Les renards des steppes remarquèrent que tous ces projets étaient de toute façon absurdes car le roi, qui n’avait jamais eu à trouver sa nourriture, ne comprenait rien au problème: il n’y avait pas assez à manger pour tous les animaux. Ils proposèrent donc de mettre seulement la moitié de la quantité de nourriture nécessaire à la disposition de chacun des animaux.

De la sorte, tous les animaux devraient certes se priver mais bénéficieraient au moins d’un traitement équitable. Les serpents, les crocodiles, les guépards et les oiseaux approuvèrent cette solution pour autant que leurs autres souhaits soient pris en compte.

Les scarabées affirmèrent pour leur part que l’issue du débat leur importait peu car ils ne vivraient pas vieux. Les souris, convaincues que toute solution serait à leurs dépens, déclarèrent qu’elles ne participeraient pas au projet. Ce fut alors au tour des serpents de se retirer, puis des oiseaux.
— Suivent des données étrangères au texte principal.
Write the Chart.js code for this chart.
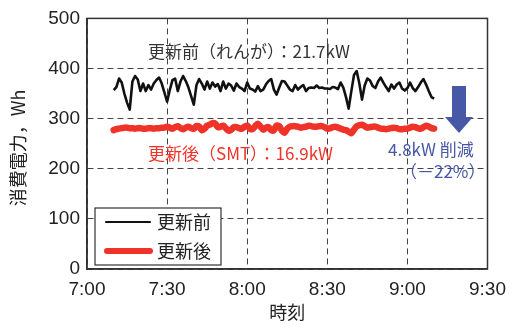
<!DOCTYPE html>
<html>
<head>
<meta charset="utf-8">
<script src="https://cdn.jsdelivr.net/npm/chart.js@4.4.0/dist/chart.umd.min.js"></script>
<style>
  html, body { margin: 0; padding: 0; background: #fff; }
  #wrap { width: 515px; height: 327px; }
</style>
</head>
<body>
<div id="wrap"><canvas id="main-chart" width="515" height="327"></canvas></div>
<script>
// minutes after 7:00, one sample per minute from 7:10 to 9:10
const times = [];
for (let m = 10; m <= 130; m++) times.push(m);

// 更新前 (black)
const beforeValues = [
  357, 363, 380, 372, 350, 332, 318, 374, 385, 378,
  355, 370, 355, 367, 358, 370, 377, 382, 370, 352,
  334, 357, 377, 380, 355, 374, 385, 375, 362, 345,
  328, 367, 379, 370, 358, 374, 360, 372, 364, 369,
  355, 374, 360, 370, 366, 356, 370, 363, 360, 355,
  372, 360, 358, 354, 365, 355, 358, 368, 375, 379,
  358, 348, 362, 375, 374, 366, 358, 355, 367, 358,
  363, 367, 355, 361, 362, 361, 366, 361, 362, 360,
  360, 359, 363, 362, 359, 372, 362, 343, 320, 355,
  387, 395, 370, 338, 366, 380, 376, 365, 361, 374,
  382, 372, 363, 355, 368, 360, 368, 372, 360, 356,
  361, 372, 361, 355, 363, 372, 379, 368, 355, 343,
  340
];

// 更新後 (red)
const afterValues = [
  277, 279, 280, 281, 282, 282, 281, 281, 280, 281,
  281, 280, 280, 281, 281, 280, 281, 281, 282, 282,
  284, 282, 280, 283, 285, 281, 279, 282, 284, 281,
  280, 285, 284, 277, 280, 286, 288, 291, 290, 283,
  284, 286, 281, 276, 278, 283, 283, 281, 280, 284,
  286, 280, 279, 285, 290, 284, 278, 282, 283, 277,
  277, 286, 285, 276, 272, 280, 284, 285, 285, 284,
  282, 283, 284, 286, 285, 284, 284, 285, 285, 283,
  280, 281, 283, 284, 282, 280, 278, 277, 274, 271,
  278, 285, 287, 288, 285, 282, 283, 284, 284, 282,
  280, 280, 279, 280, 281, 282, 281, 279, 279, 280,
  280, 282, 284, 283, 281, 280, 283, 286, 284, 281,
  280
];

const seriesNames = ["更新前", "更新後"];
const xTicks = [0, 30, 60, 90, 120, 150];
const yTicks = [0, 100, 200, 300, 400, 500];

const NUM_FONT = "'Liberation Sans', 'Noto Sans CJK JP', sans-serif";
const JP_FONT = "'Noto Sans CJK JP', 'Liberation Sans', sans-serif";
const BLUE = "#4658a6";
const RED = "#ef3328";

function fmtTime(v) {
  return (7 + Math.floor(v / 60)) + ":" + String(v % 60).padStart(2, "0");
}

// frame, notes, arrow and the boxed legend
const decorations = {
  id: "decorations",
  afterDraw(chart) {
    const { ctx, chartArea: a } = chart;
    ctx.save();

    // top / right frame
    ctx.strokeStyle = "#333";
    ctx.lineWidth = 1.5;
    ctx.strokeRect(a.left, a.top, a.right - a.left, a.bottom - a.top);

    // notes
    ctx.textBaseline = "middle";
    ctx.textAlign = "left";
    ctx.font = "17px " + JP_FONT;
    ctx.fillStyle = "#333";
    ctx.fillText("更新前（れんが）：21.7kW", 148, 52);
    ctx.fillStyle = RED;
    ctx.fillText("更新後（SMT）：16.9kW", 148, 154);
    ctx.fillStyle = BLUE;
    ctx.fillText("4.8kW 削減", 388, 150);
    ctx.fillText("（－22%）", 400, 172);

    // down arrow
    ctx.fillStyle = BLUE;
    ctx.beginPath();
    ctx.moveTo(452, 86);
    ctx.lineTo(466, 86);
    ctx.lineTo(466, 117);
    ctx.lineTo(473, 117);
    ctx.lineTo(459, 133);
    ctx.lineTo(445, 117);
    ctx.lineTo(452, 117);
    ctx.closePath();
    ctx.fill();

    // legend
    ctx.fillStyle = "#fff";
    ctx.fillRect(95, 208, 126, 57);
    ctx.strokeStyle = "#333";
    ctx.lineWidth = 1.2;
    ctx.strokeRect(95, 208, 126, 57);
    ctx.lineCap = "round";
    ctx.strokeStyle = "#111";
    ctx.lineWidth = 2;
    ctx.beginPath(); ctx.moveTo(106, 222); ctx.lineTo(150, 222); ctx.stroke();
    ctx.strokeStyle = RED;
    ctx.lineWidth = 6;
    ctx.beginPath(); ctx.moveTo(107, 251); ctx.lineTo(150, 251); ctx.stroke();
    ctx.fillStyle = "#222";
    ctx.font = "18px " + JP_FONT;
    ctx.fillText(seriesNames[0], 157, 222);
    ctx.fillText(seriesNames[1], 157, 251);

    // y title
    ctx.translate(18, 148);
    ctx.rotate(-Math.PI / 2);
    ctx.textAlign = "center";
    ctx.font = "18px " + JP_FONT;
    ctx.fillStyle = "#222";
    ctx.fillText("消費電力，Wh", 0, 0);
    ctx.restore();
  }
};

const chartCanvas = document.getElementById("main-chart");

const powerChart = new Chart(chartCanvas, {
  type: "line",
  data: {
    datasets: [
      {
        label: seriesNames[1],
        data: times.map((t, i) => ({ x: t, y: afterValues[i] })),
        borderColor: RED,
        borderWidth: 6.5,
        borderCapStyle: "round",
        borderJoinStyle: "round",
        pointRadius: 0,
        tension: 0.3,
      },
      {
        label: seriesNames[0],
        data: times.map((t, i) => ({ x: t, y: beforeValues[i] })),
        borderColor: "#111",
        borderWidth: 2.6,
        borderJoinStyle: "round",
        pointRadius: 0,
        tension: 0,
      },
    ],
  },
  options: {
    responsive: false,
    animation: false,
    devicePixelRatio: 1,
    layout: { padding: { top: 17, right: 22, left: 0, bottom: 0 } },
    scales: {
      x: {
        type: "linear",
        min: 0,
        max: 150,
        afterBuildTicks: (s) => { s.ticks = xTicks.map(v => ({ value: v })); },
        afterFit: (s) => { s.height = 58; },
        ticks: {
          callback: (v) => fmtTime(v),
          font: { family: NUM_FONT, size: 19 },
          color: "#222",
          padding: 9,
          maxRotation: 0,
        },
        grid: { color: "#444", lineWidth: 1, drawTicks: false },
        border: { display: true, color: "#333", width: 1.5, dash: [6, 4] },
        title: {
          display: true,
          text: "時刻",
          font: { family: JP_FONT, size: 18 },
          color: "#222",
          padding: { top: 14 },
        },
      },
      y: {
        min: 0,
        max: 500,
        afterBuildTicks: (s) => { s.ticks = yTicks.map(v => ({ value: v })); },
        afterFit: (s) => { s.width = 87; },
        ticks: {
          font: { family: NUM_FONT, size: 19 },
          color: "#222",
          padding: 7,
        },
        grid: { color: "#444", lineWidth: 1, drawTicks: false },
        border: { display: true, color: "#333", width: 1.5, dash: [6, 4] },
      },
    },
    plugins: {
      legend: { display: false },
      tooltip: { enabled: false },
    },
  },
  plugins: [decorations],
});
</script>
</body>
</html>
Les gnous et les girafes menacèrent également de se désister si les mangeoires n’étaient pas à la hauteur adéquate pour chacun, estimant qu’ils n’avaient pas à accepter de compromis. Voyant que de nombreux animaux abandonnaient le projet, les renards des steppes jetèrent l’éponge. Les crocodiles et les guépards avaient eux aussi renoncé, n’ayant plus intérêt à participer depuis le départ des gnous.

Lors de la réunion de crise, les hyènes restèrent seules avec le singe que le roi avait désigné pour conduire le projet. Elles le dévorèrent et quittèrent la séance. Aujourd’hui, le roi se demande encore quelle faute il a commise.